Brutalized by the murderous trench warfare of World War I, many older Britons clung to the hope for peace at any cost. Members of the younger generation, however, felt they had to choose sides between Hitler's Nazi creed and Stalin's Communist crusade.
Four bright students, Guy Burgess (Tom Hollander), Anthony Blunt (Samuel West), Kim Philby (Toby Stephens) and Donald McLean (Rupert Penry-Jones) choose Stalin, a decision that will change their lives.
Ultimately, they become a quartet of traitors from Britain's elite caste who turn over thousands of secrets to their Soviet spy masters and who helped Moscow achieve atomic parity with the United States.
Kutcher returns for a second season of "Punk'd" (8 p.m. Sunday, MTV). Fans who can't wait for the fresh bouts of humiliation can catch a mini-marathon of last year's "Punk'd" starting at 6 p.m. today.
AMC kicks off a week of horror-theme movies, beginning with the 1997 sequel "Alien Resurrection" (7 p.m. Sunday).
The Cartoon Network celebrates the holiday with "Adult Swim: We'll Kill You" (10:30 p.m. Sunday), featuring outlandish two-dimensional gore from the cartoon casts of "The Brack Show" (10:30 p.m.), "Aqua Teen Hunger Force" (10:45 p.m.) and "Sealab 2021" (11 p.m.).

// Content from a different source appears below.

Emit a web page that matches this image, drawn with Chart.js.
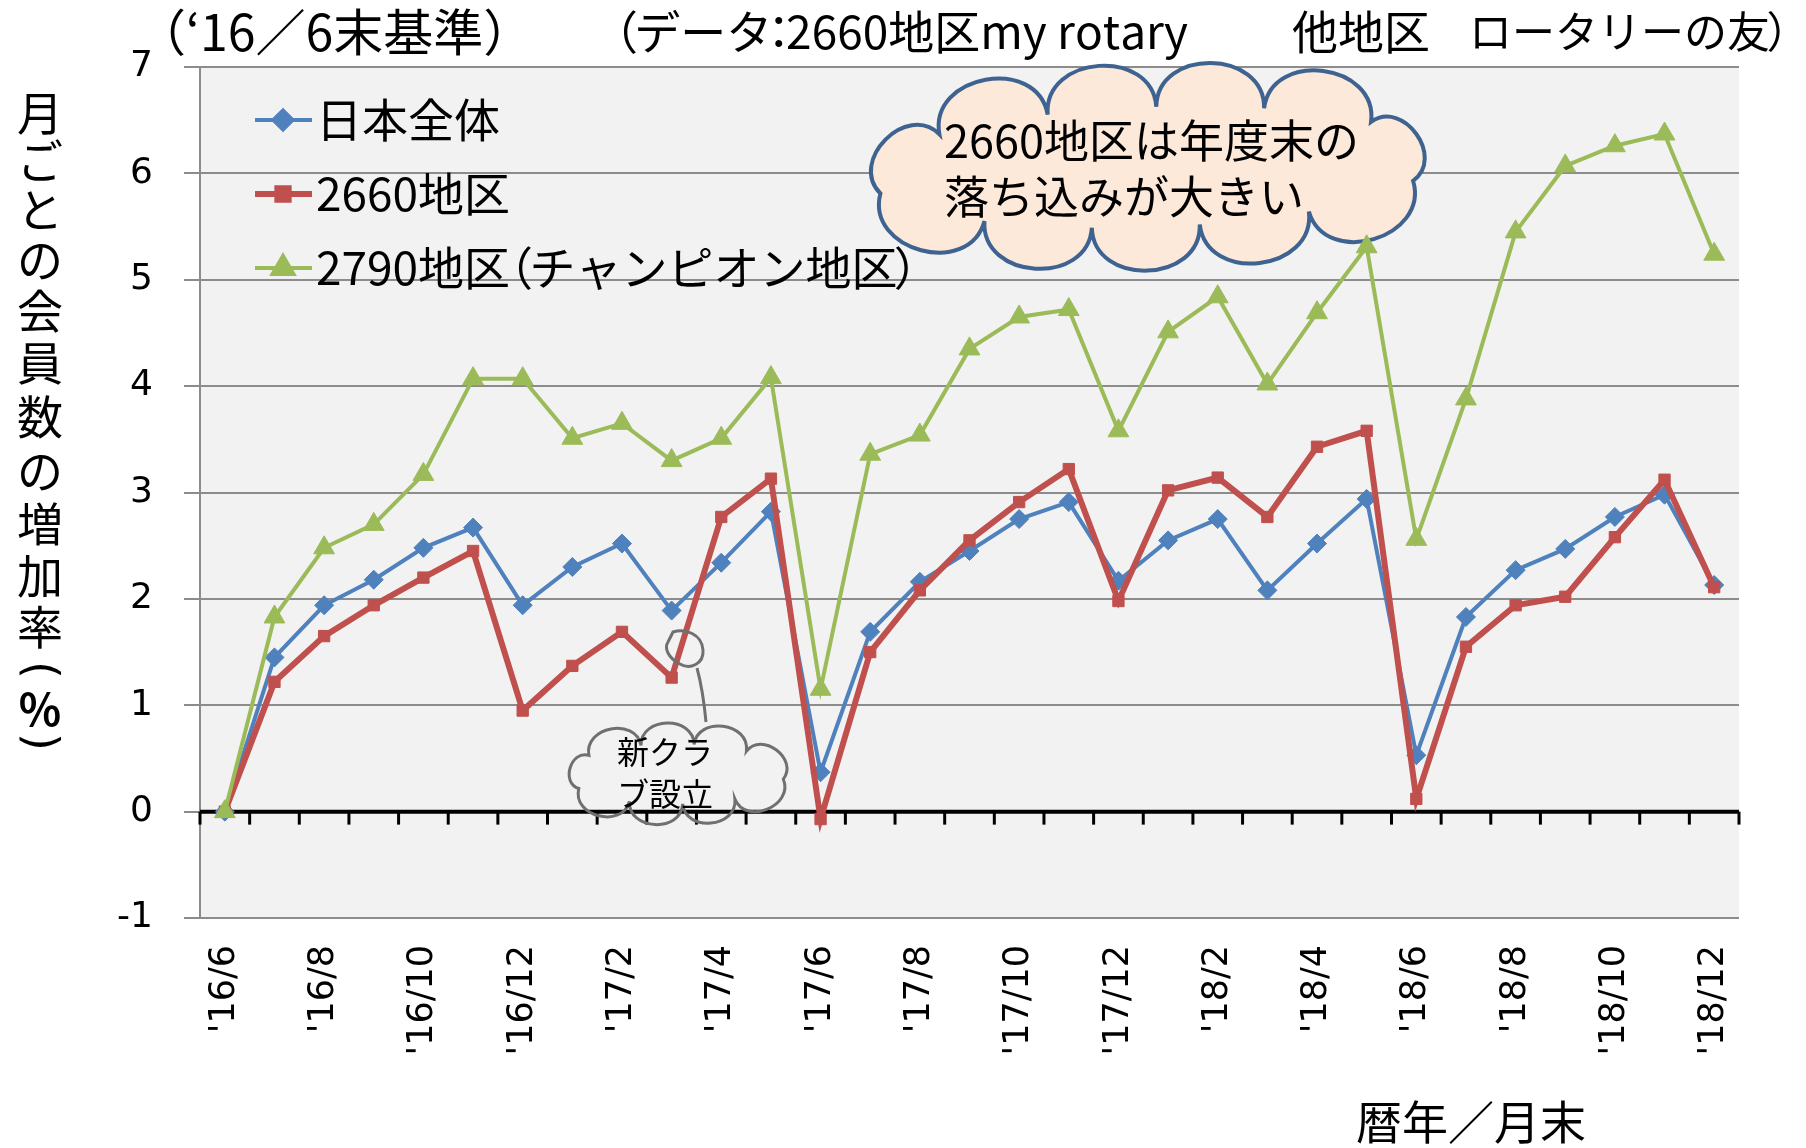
<!DOCTYPE html>
<html><head><meta charset="utf-8">
<script src="https://cdn.jsdelivr.net/npm/chart.js@4/dist/chart.umd.min.js"></script>
<style>html,body{margin:0;padding:0;background:#fff;}</style>
</head><body>
<canvas id="c" width="1806" height="1148"></canvas>
<script>
// ---- data ----
const categories = ["'16/6","'16/7","'16/8","'16/9","'16/10","'16/11","'16/12",
  "'17/1","'17/2","'17/3","'17/4","'17/5","'17/6","'17/7","'17/8","'17/9","'17/10","'17/11","'17/12",
  "'18/1","'18/2","'18/3","'18/4","'18/5","'18/6","'18/7","'18/8","'18/9","'18/10","'18/11","'18/12"];
const japanTotal   = [0, 1.45, 1.94, 2.18, 2.48, 2.67, 1.94, 2.30, 2.52, 1.89, 2.34, 2.82, 0.37, 1.69, 2.16, 2.45, 2.75, 2.91, 2.17, 2.55, 2.75, 2.08, 2.52, 2.94, 0.53, 1.83, 2.27, 2.47, 2.77, 2.98, 2.13];
const district2660 = [0, 1.22, 1.65, 1.94, 2.20, 2.45, 0.95, 1.37, 1.69, 1.26, 2.77, 3.13, -0.07, 1.50, 2.08, 2.55, 2.91, 3.22, 1.98, 3.02, 3.14, 2.77, 3.43, 3.58, 0.12, 1.55, 1.94, 2.02, 2.58, 3.12, 2.11];
const district2790 = [0, 1.83, 2.48, 2.70, 3.17, 4.07, 4.07, 3.51, 3.65, 3.30, 3.51, 4.08, 1.15, 3.36, 3.54, 4.35, 4.65, 4.72, 3.58, 4.51, 4.84, 4.02, 4.69, 5.31, 2.56, 3.88, 5.45, 6.07, 6.26, 6.37, 5.24];
const seriesNames = ['日本全体', '2660地区', '2790地区（チャンピオン地区）'];
const yMin = -1, yMax = 7, yStep = 1;
const headerTexts = ['（‘16／6末基準）', '（データ：2660地区my rotary', '他地区', 'ロータリーの友）'];
const yTitleChars = ['月','ご','と','の','会','員','数','の','増','加','率','(','%',')'];
const xTitle = '暦年／月末';
const bigCloudLines = ['2660地区は年度末の', '落ち込みが大きい'];
const smallCloudLines = ['新クラ', 'ブ設立'];

const JP = '"Noto Sans CJK JP", "Noto Sans", sans-serif';
const colors = ['#4f81bd', '#c0504d', '#9bbb59'];

// draws text with proportional (narrow) full-width brackets / colon
function tightText(ctx, text, x, y, size) {
  let cx = x;
  for (const ch of text) {
    if (ch === '（') { ctx.fillText(ch, cx - 0.5 * size, y); cx += 0.42 * size; }
    else if (ch === '）') { ctx.fillText(ch, cx - 0.08 * size, y); cx += 0.42 * size; }
    else if (ch === '：') { ctx.fillText(ch, cx - 0.36 * size, y); cx += 0.3 * size; }
    else { ctx.fillText(ch, cx, y); cx += ctx.measureText(ch).width; }
  }
}

function cloudPath(ctx, cx, cy, rx, ry, n, bulge, phase, tilt) {
  const M = 720, pts = [], len = [0];
  const ct = Math.cos(tilt || 0), st = Math.sin(tilt || 0);
  for (let i = 0; i <= M; i++) {
    const t = i / M * 2 * Math.PI;
    const ex = rx * Math.cos(t), ey = ry * Math.sin(t);
    pts.push([cx + ex * ct - ey * st, cy + ex * st + ey * ct]);
    if (i > 0) len.push(len[i-1] + Math.hypot(pts[i][0]-pts[i-1][0], pts[i][1]-pts[i-1][1]));
  }
  const total = len[M], nodes = [];
  for (let k = 0; k < n; k++) {
    const target = (((k + phase) / n) * total) % total;
    let i = 0; while (len[i] < target) i++;
    nodes.push(pts[i]);
  }
  ctx.beginPath();
  ctx.moveTo(nodes[0][0], nodes[0][1]);
  for (let k = 0; k < n; k++) {
    const A = nodes[k], B = nodes[(k+1) % n];
    const dx = B[0]-A[0], dy = B[1]-A[1], L = Math.hypot(dx, dy);
    const nx = dy / L, ny = -dx / L, h = bulge * L;
    ctx.bezierCurveTo(A[0]+nx*h, A[1]+ny*h, B[0]+nx*h, B[1]+ny*h, B[0], B[1]);
  }
  ctx.closePath();
}

const decorPlugin = {
  id: 'decor',
  beforeDraw(chart) {
    const {ctx, chartArea: a} = chart;
    ctx.save();
    ctx.fillStyle = '#ffffff';
    ctx.fillRect(0, 0, chart.width, chart.height);
    ctx.fillStyle = '#f2f2f2';
    ctx.fillRect(a.left, a.top, a.right - a.left, a.bottom - a.top);
    ctx.restore();
  },
  beforeDatasetsDraw(chart) {
    const {ctx, chartArea: a, scales: {x, y}} = chart;
    const y0 = y.getPixelForValue(0);
    ctx.save();
    ctx.strokeStyle = '#000';
    ctx.lineWidth = 4;
    ctx.beginPath(); ctx.moveTo(a.left, y0); ctx.lineTo(a.right, y0); ctx.stroke();
    ctx.lineWidth = 3;
    for (let k = 0; k <= categories.length; k++) {
      const px = x.getPixelForValue(k - 0.5);
      ctx.beginPath(); ctx.moveTo(px, y0); ctx.lineTo(px, y0 + 13); ctx.stroke();
    }
    // big cloud (callout)
    cloudPath(ctx, 1151, 167, 283, 60, 11, 0.55, 0.3, -0.035);
    ctx.fillStyle = '#fde9d9';
    ctx.fill();
    ctx.strokeStyle = '#3f6390';
    ctx.lineWidth = 4;
    ctx.stroke();
    ctx.fillStyle = '#000';
    ctx.textBaseline = 'middle';
    ctx.font = '45px ' + JP;
    ctx.textAlign = 'left';
    ctx.fillText(bigCloudLines[0], 944, 141);
    ctx.fillText(bigCloudLines[1], 944, 197);
    ctx.restore();
  },
  afterDraw(chart) {
    const {ctx} = chart;
    ctx.save();
    ctx.fillStyle = '#000';
    ctx.textBaseline = 'middle';
    ctx.textAlign = 'left';
    // header
    ctx.font = '50px ' + JP;
    ctx.fillText(headerTexts[0], 136, 32);
    ctx.font = '46px ' + JP;
    tightText(ctx, headerTexts[1], 615, 32, 46);
    tightText(ctx, headerTexts[2], 1292, 32, 46);
    ctx.font = '43px ' + JP;
    tightText(ctx, headerTexts[3], 1469, 32, 43);
    // x title
    ctx.font = '46px ' + JP;
    ctx.textAlign = 'center';
    ctx.fillText(xTitle, 1471, 1122);
    // y title (vertical, upright)
    const yc = [113,161,210,260,311,363,417,471,524,576,627,670,709,742];
    yTitleChars.forEach((ch, i) => {
      if (ch === '(' || ch === ')') {
        ctx.save();
        ctx.translate(40, yc[i]);
        ctx.rotate(Math.PI / 2);
        ctx.font = '46px "DejaVu Sans", sans-serif';
        ctx.fillText(ch, 0, 2);
        ctx.restore();
      } else if (ch === '%') {
        ctx.font = 'bold 44px ' + JP;
        ctx.fillText(ch, 40, yc[i]);
      } else {
        ctx.font = '46px ' + JP;
        ctx.fillText(ch, 40, yc[i]);
      }
    });
    // legend
    const ly = [120, 194, 268];
    [0, 1, 2].forEach(i => {
      const ds = chart.data.datasets[i];
      ctx.strokeStyle = colors[i];
      ctx.lineWidth = ds.borderWidth;
      ctx.beginPath(); ctx.moveTo(255, ly[i]); ctx.lineTo(312, ly[i]); ctx.stroke();
      ctx.fillStyle = colors[i];
      Chart.helpers.drawPoint(ctx, {pointStyle: ds.pointStyle, radius: ds.pointRadius, rotation: 0, borderWidth: 1}, 283, ly[i]);
      ctx.fill();
      ctx.fillStyle = '#000';
      ctx.font = '46px ' + JP;
      ctx.textAlign = 'left';
      tightText(ctx, seriesNames[i], 316, ly[i], 46);
    });
    // small cloud with tail
    ctx.strokeStyle = '#707070';
    ctx.lineWidth = 3;
    cloudPath(ctx, 675, 774, 110, 30, 9, 0.55, 0.1, 0);
    ctx.stroke();
    ctx.beginPath();
    ctx.moveTo(706, 722);
    ctx.quadraticCurveTo(703, 690, 697, 668);
    ctx.stroke();
    ctx.beginPath();
    ctx.moveTo(673, 632);
    ctx.bezierCurveTo(685, 628, 702, 634, 703, 650);
    ctx.bezierCurveTo(704, 664, 690, 670, 680, 664);
    ctx.bezierCurveTo(668, 658, 664, 648, 668, 642);
    ctx.closePath();
    ctx.stroke();
    ctx.fillStyle = '#000';
    ctx.font = '32px ' + JP;
    ctx.textAlign = 'center';
    ctx.fillText(smallCloudLines[0], 665, 752);
    ctx.fillText(smallCloudLines[1], 665, 794);
    ctx.restore();
  }
};

const ctx = document.getElementById('c').getContext('2d');
new Chart(ctx, {
  type: 'line',
  data: {
    labels: categories,
    datasets: [
      {label: seriesNames[0], data: japanTotal, borderColor: colors[0], backgroundColor: colors[0],
       borderWidth: 4, pointStyle: 'rectRot', pointRadius: 9.5, pointBackgroundColor: colors[0],
       pointBorderColor: colors[0], pointBorderWidth: 1, order: 2, tension: 0},
      {label: seriesNames[1], data: district2660, borderColor: colors[1], backgroundColor: colors[1],
       borderWidth: 6, pointStyle: 'rect', pointRadius: 8, pointBackgroundColor: colors[1],
       pointBorderColor: colors[1], pointBorderWidth: 1, order: 1, tension: 0},
      {label: seriesNames[2], data: district2790, borderColor: colors[2], backgroundColor: colors[2],
       borderWidth: 4, pointStyle: 'triangle', pointRadius: 12, pointBackgroundColor: colors[2],
       pointBorderColor: colors[2], pointBorderWidth: 1, order: 0, tension: 0}
    ]
  },
  options: {
    responsive: false, animation: false, devicePixelRatio: 1,
    layout: {padding: {top: 67, right: 67, left: 0, bottom: 0}},
    plugins: {legend: {display: false}, tooltip: {enabled: false}, title: {display: false}},
    scales: {
      x: {
        type: 'category', offset: true,
        grid: {display: false, drawTicks: false}, border: {display: false},
        ticks: {autoSkip: false, minRotation: 90, maxRotation: 90, padding: 27, color: '#000',
                font: {family: 'DejaVu Sans', size: 35},
                callback: (v, i) => (i % 2 === 0 ? categories[i] : '')},
        afterFit: s => { s.height = 230; }
      },
      y: {
        min: yMin, max: yMax,
        ticks: {stepSize: yStep, color: '#000', font: {family: 'DejaVu Sans', size: 36}, padding: 31},
        grid: {color: '#8c8c8c', lineWidth: 2, tickLength: 16, drawTicks: true},
        border: {color: '#8c8c8c', width: 2},
        afterFit: s => { s.width = 200; }
      }
    }
  },
  plugins: [decorPlugin]
});
</script>
</body></html>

The Animal Planet takes a kinder and gentler approach to Halloween with the original drama "Ghost Cat" (7 p.m. Sunday), about the unusual bond between a teenage girl, Natalie (Ellen Page), and the spirit of the dead cat who belonged to a dead woman (Shirley Knight) who once knew Natalie's mother. She's dead, too.